Increase retirement age in 2022
Article 169 of the Labor Code 2019 stipulates the retirement age of employees working under normal conditions as follows:
The retirement age of employees under normal working conditions is adjusted according to the roadmap until they reach 62 years old for male employees in 2028 and 60 years old for female employees in 2035.
From 2021, the retirement age of employees under normal working conditions is full 60 years and 3 months for male employees and full 55 years and 4 months for female employees.
After that, every year increases by 3 months for male employees and 4 months for female employees.
Thus, the retirement age of employees in 2022 will increase slightly compared to 2021.
Specifically, the retirement age in 2022 for male employees is 60 years and 6 months and for female employees it is 55 years and 8 months.
Working under normal conditions
In addition, if the employee has a reduced working capacity or does a job with arduous, hazardous or dangerous elements, or works in an area with extremely difficult socio-economic conditions, Employees can also retire early.
How will the pension rate in 2022 change?
Pursuant to Articles 56 and 74 of the Law on Social Insurance in 2014, the employee's pension entitlement is calculated as follows:
Pension = Benefit rate x Average salary/monthly income on which social insurance premiums are based
In which, the rate of pension enjoyment in 2022 is determined as follows:
For female employees:
- Full payment of 15 years of social insurance: Calculate 45%.
- After that: For every additional year, add 2%.
- The maximum rate is 75%.
The calculation of this rate in 2022 has not changed compared to 2021, so the female employee's 2022 pension is still calculated as in 2021.
For male employees:
- Pay full 20 years of social insurance: Calculate 45%.
(In 2021, only need to pay 19 years of social insurance is calculated 45%)
- After that: For every additional year, add 2%.
- The maximum rate is 75%.
Accordingly, if only paying at least 20 years of social insurance, male employees when they retire in 2022 will only enjoy the rate of 45%. Meanwhile, with the same 20 years of paying social insurance but retiring in 2021, the benefit rate is 47%.

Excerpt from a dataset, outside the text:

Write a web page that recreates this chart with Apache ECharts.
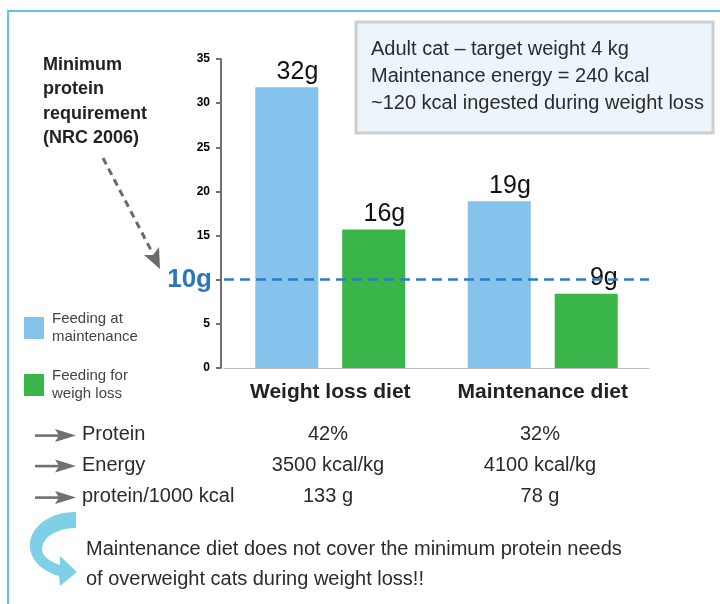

Thus, with this calculation, male employees who retire from 2022 onward will enjoy a lower pension than those who retire in 2021 with the same payment period of social insurance.
Foreigners are also entitled to pension from 2022
Clause 2, Article 17 of Decree 143/2018/ND-CP regulating social insurance for foreigners stipulates: The regimes specified in Articles 9 and 10 of this Decree take effect from January 1. 2022.
Accordingly, the retirement and survivorship regimes for foreigners will be applied from January 1, 2022.
Pursuant to Clause 1, Article 9 of Decree No. 143/2018/ND-CP, foreign workers are entitled to monthly pension benefits if they fully satisfy the following conditions:
Full retirement age: The retirement age of foreign workers is similarly determined for employees who are Vietnamese citizens.
Pay social insurance contributions from full 20 years or more.
The rate of pension enjoyment of foreign workers is calculated similarly to that of employees who are Vietnamese citizens.
In particular, if there is no need for a pension, a foreign worker can also request a one-time withdrawal of social insurance in one of the following cases:
Having reached the retirement age but have not yet paid full 20 years of social insurance.
Are suffering from one of the diseases such as cancer, polio, cirrhosis of the liver ascites, leprosy, severe tuberculosis, HIV infection that has turned to AIDS and other diseases as prescribed.
Eligible for pension but do not continue to reside in Vietnam.
Upon termination of a contract or work permit, the practice certificate or license expires without being renewed.